Devenu obsolète, le véhicule est probablement vendu en 1958. Le centre de secours communal de La Charité-sur-Loire (Nièvre) l’achète et l’utilise comme véhicule de liaison, avant de la revendre en 1973.
Le jeu de piste. Par la suite, le véhicule disparaît, mais son souvenir demeure, d’autant que Peugeot avait produit un second exemplaire similaire, lui aussi porté disparu en Afrique. La 402 acquiert alors un statut mythique auprès des collectionneurs de véhicules anciens, en particulier des passionnés de la marque.

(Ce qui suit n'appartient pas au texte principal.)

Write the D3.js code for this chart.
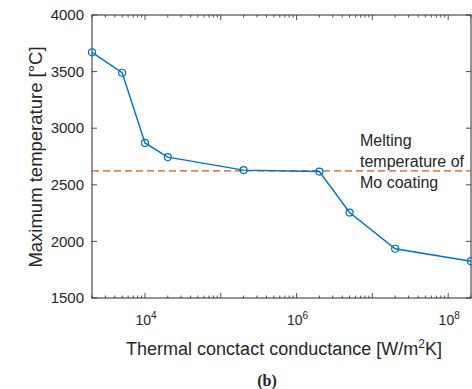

Vers 2020, le responsable de la remise du musée apprend, de manière confidentielle, que la voiture existe toujours et qu’un collectionneur anonyme en serait propriétaire. La prudence est de mise : plusieurs acheteurs convoitent l’automobile. Les investigations débutent, mais les fausses pistes se multiplient. Certains se taisent, d’autres parlent à tort. En 2022, une source indique que le véhicule serait en Haute-Savoie, chez un collectionneur spécialisé dans les Peugeot 402.

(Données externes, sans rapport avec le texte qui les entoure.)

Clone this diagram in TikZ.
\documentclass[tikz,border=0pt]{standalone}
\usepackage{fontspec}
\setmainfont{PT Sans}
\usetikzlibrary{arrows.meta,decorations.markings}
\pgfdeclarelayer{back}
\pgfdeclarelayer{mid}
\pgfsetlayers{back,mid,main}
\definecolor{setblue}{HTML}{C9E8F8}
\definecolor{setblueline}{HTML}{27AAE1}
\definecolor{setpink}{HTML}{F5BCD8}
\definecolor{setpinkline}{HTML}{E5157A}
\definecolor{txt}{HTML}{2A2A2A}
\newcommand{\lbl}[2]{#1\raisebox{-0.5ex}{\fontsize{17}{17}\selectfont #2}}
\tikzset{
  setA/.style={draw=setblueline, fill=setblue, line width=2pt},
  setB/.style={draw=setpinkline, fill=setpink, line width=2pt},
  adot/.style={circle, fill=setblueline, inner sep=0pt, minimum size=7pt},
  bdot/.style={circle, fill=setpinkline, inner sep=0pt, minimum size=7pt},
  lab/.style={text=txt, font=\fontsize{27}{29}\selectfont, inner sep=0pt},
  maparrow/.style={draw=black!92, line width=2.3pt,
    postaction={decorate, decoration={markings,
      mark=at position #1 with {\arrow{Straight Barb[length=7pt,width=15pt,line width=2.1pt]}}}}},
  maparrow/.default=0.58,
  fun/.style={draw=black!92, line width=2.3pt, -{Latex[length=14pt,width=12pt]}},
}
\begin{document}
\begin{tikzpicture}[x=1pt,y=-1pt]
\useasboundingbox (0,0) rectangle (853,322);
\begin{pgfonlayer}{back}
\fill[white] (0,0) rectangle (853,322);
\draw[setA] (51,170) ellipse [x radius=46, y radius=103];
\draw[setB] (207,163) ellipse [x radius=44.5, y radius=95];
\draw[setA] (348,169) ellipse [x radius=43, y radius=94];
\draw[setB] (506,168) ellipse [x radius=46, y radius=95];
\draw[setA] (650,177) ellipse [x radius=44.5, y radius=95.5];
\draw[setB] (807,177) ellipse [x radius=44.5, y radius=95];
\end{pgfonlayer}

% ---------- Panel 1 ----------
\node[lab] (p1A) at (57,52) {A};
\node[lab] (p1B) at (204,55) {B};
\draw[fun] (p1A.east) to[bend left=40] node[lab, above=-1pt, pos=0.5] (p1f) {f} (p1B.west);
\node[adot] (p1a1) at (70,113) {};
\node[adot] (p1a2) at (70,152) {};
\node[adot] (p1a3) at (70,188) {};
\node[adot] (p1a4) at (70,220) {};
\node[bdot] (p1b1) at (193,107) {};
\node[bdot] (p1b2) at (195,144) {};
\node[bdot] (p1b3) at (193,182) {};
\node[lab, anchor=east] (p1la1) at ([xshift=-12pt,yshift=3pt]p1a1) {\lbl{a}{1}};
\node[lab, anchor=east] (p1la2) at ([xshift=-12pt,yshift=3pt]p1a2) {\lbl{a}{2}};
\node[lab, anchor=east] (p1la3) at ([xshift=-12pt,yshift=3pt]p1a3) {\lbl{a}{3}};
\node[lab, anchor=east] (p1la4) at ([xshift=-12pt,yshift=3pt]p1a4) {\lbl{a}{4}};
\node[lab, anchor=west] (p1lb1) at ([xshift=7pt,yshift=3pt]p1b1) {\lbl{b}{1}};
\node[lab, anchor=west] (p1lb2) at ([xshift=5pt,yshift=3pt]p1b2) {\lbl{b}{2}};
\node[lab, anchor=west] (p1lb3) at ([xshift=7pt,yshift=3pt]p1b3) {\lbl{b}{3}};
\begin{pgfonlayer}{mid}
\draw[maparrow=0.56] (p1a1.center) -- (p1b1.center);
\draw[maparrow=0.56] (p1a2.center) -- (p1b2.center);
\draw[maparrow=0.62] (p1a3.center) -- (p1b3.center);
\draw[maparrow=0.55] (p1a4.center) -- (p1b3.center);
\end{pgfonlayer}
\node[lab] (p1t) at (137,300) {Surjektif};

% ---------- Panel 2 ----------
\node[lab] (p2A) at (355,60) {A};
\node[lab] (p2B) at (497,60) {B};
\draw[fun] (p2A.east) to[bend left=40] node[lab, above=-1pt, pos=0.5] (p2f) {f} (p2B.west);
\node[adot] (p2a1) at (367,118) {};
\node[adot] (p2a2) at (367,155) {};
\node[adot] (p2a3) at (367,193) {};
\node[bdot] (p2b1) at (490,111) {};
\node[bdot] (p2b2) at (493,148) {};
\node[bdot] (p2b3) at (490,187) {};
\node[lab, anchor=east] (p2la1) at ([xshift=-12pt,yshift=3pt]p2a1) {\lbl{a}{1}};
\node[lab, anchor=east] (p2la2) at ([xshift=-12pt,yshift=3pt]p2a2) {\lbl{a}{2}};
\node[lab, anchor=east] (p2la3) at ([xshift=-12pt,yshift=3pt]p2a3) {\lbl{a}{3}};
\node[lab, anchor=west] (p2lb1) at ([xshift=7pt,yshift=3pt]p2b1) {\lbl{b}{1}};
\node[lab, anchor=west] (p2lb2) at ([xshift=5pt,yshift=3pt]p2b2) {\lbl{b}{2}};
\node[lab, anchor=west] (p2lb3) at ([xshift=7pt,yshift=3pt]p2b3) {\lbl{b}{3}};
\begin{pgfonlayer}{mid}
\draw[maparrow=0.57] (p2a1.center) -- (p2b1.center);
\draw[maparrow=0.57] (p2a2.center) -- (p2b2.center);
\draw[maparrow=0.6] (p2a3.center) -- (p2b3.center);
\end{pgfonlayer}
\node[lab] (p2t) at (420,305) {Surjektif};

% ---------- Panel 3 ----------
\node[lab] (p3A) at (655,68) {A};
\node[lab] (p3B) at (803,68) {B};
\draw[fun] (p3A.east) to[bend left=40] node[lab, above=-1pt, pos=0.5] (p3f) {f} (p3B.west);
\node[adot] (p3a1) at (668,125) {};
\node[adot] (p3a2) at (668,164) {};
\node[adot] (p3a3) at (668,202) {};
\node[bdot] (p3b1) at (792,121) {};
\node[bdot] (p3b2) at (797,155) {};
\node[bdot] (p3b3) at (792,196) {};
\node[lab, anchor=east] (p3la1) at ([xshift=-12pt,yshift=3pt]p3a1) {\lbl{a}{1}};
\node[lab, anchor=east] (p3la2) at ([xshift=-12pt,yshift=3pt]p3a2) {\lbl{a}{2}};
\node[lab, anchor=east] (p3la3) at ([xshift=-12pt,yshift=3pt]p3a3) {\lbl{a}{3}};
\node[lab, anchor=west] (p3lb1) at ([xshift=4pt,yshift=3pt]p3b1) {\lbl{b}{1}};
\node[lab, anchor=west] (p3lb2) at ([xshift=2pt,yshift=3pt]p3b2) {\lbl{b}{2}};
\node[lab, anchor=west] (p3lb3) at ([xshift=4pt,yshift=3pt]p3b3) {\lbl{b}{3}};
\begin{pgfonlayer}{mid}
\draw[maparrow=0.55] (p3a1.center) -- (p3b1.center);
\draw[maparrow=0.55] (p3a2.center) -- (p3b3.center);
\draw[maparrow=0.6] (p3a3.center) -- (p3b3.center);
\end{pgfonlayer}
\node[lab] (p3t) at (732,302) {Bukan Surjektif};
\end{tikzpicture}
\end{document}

Les premières tentatives de contact échouent. Finalement, en mai 2023, le général Dupré La Tour, commandant la Brigade, adresse une lettre au maire de Rumilly (Haute-Savoie), sollicitant son aide pour entrer en contact avec un de ses administrés supposé détenir le véhicule. Le maire confie l’affaire à son adjoint, également officier au SDIS 74, qui perçoit aussitôt l’importance du dossier. C’est le déclic ! Grâce à l’intervention de cet adjoint, une mission est organisée à l’automne 2023. Le véhicule est identifié formellement grâce au numéro de châssis conservé dans les archives de la Brigade. Le collectionneur, bien que sollicité par d’autres acheteurs et conscient de la valeur de cette pièce unique, reste d’abord évasif sur la possibilité d’un don.
Puis, plus rien. Le silence s’installe jusqu’à l’automne 2024, où la nouvelle tombe : le collectionneur accepte finalement de faire don de la 402 au musée de la Brigade. Il faudra encore quelques mois pour résoudre les questions administratives et logistiques. L’association des Amis du musée des sapeurs-pompiers de Paris (AAMSPP) en devient officiellement propriétaire. Le 19 mai 2025, une équipe de la Brigade se rend à Rumilly pour récupérer la 402. Elle stationne désormais sur le site de la Compagnie de maintenance et d’appui (CMAI /BSPP) au camp de Voluceau.
Le véhicule est en mauvais état. Si l’on ignorait les nombreuses tentatives, parfois à prix élevé, faites pour l’acquérir, on pourrait le considérer pour une épave. Mais sa restauration est possible. Un appel au mécénat sera prochainement lancé à cette fin.